An enormous structure in wrought-iron – a teapot –, covered and decorated with vegetation – jasmine plants –, imposes its monumental presence, capturing the immediate attention of the audience. In the iron railings that give the teapot its form, one recognises the distinctive patterns of fences and balustrades which can be seen throughout different urban and rural landscapes.
The object takes the form of a veritable arbour-sculpture; the manifestation of an idealised principle of complementarity and symbiosis between the natural and the industrial. The wrought-iron, an architectural element both functional and decorative, is charged with structural importance in the construction of the object, whose domesticity is denied by the exaggeration of its habitual scale.

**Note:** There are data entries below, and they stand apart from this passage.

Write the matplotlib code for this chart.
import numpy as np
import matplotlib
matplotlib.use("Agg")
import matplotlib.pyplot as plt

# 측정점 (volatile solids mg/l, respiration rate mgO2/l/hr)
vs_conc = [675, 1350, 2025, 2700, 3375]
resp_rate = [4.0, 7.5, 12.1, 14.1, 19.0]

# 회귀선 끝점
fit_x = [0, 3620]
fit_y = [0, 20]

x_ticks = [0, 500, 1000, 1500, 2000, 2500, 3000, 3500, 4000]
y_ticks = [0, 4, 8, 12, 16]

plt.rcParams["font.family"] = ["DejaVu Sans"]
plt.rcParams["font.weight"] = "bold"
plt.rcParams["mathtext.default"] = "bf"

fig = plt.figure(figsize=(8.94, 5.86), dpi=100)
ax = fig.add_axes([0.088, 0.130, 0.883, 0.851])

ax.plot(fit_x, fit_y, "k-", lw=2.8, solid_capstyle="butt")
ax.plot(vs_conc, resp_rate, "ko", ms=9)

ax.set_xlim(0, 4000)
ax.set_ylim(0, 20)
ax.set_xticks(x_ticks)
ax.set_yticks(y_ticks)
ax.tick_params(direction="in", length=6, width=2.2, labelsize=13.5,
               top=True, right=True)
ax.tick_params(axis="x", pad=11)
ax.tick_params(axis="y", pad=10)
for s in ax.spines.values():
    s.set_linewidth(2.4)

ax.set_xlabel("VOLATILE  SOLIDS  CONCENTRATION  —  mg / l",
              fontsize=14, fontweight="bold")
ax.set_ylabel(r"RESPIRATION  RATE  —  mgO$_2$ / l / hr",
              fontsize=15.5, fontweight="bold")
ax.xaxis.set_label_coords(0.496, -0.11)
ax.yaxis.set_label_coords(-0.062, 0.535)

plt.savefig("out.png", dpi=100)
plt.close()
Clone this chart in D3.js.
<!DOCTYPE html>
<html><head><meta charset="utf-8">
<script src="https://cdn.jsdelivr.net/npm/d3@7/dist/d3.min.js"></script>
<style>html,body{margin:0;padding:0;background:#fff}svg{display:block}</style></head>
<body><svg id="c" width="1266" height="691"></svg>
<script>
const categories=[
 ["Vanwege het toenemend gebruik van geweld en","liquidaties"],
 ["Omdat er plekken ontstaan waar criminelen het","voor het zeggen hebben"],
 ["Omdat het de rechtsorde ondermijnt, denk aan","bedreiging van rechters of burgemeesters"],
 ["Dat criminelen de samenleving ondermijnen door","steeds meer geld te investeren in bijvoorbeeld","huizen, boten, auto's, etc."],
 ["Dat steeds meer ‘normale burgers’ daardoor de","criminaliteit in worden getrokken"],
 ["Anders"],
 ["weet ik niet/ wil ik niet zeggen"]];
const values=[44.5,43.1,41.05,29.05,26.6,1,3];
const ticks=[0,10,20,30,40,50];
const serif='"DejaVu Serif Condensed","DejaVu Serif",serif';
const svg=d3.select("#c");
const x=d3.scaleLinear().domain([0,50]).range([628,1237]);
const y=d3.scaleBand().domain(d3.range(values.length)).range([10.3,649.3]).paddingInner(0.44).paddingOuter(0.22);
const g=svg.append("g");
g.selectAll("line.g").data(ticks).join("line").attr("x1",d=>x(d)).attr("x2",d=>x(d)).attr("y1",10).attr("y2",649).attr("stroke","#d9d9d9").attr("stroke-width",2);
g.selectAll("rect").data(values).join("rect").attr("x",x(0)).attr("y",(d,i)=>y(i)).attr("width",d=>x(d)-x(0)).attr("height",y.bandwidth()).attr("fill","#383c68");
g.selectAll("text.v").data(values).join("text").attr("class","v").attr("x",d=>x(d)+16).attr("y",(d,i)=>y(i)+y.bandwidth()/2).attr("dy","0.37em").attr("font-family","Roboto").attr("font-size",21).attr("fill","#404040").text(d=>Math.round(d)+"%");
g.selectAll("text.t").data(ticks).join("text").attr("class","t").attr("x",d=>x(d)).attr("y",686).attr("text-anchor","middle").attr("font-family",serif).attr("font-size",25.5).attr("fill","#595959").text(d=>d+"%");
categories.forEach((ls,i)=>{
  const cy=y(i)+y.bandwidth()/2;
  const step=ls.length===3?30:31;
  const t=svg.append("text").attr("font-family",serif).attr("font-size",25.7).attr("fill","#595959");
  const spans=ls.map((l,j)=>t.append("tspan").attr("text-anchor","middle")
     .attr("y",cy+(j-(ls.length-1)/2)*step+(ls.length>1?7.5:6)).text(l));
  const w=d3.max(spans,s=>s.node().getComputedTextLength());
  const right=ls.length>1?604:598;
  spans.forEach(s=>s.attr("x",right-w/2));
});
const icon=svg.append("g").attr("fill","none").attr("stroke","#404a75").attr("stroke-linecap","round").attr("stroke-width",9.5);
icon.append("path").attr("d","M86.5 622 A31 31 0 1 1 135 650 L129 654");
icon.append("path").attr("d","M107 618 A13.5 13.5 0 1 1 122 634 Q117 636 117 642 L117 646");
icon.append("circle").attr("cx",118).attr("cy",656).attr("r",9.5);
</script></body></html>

The jasmine – which envelops the entire structure of the piece in the shape of a teapot –, whose flowers are commonly used to scent green tea, highlights the connection between the object and the custom of tea drinking.
In this respect, let us mention the subtle historical allusion present in the piece that regards the leading role taken on by the Portuguese in the introduction of tea in European habits of consumption after their arrival in the East, having brought back to Portugal shiploads of tea which would then be exported to several European ports; or the example of Catherine of Braganza (1638-1705), Portuguese Infanta and Queen Consort of England and Scotland, to whom is also attributed the role of having introduced the custom of drinking tea into the English court.
Assertive historical and cultural references and allusions to the urban, rural, domestic and public reality work together in a strategy of appropriation, de-contextualisation and subversion of banality, transporting the spectator to a universe that challenges the programmed routines of the quotidian; a strange and simultaneously familiar world.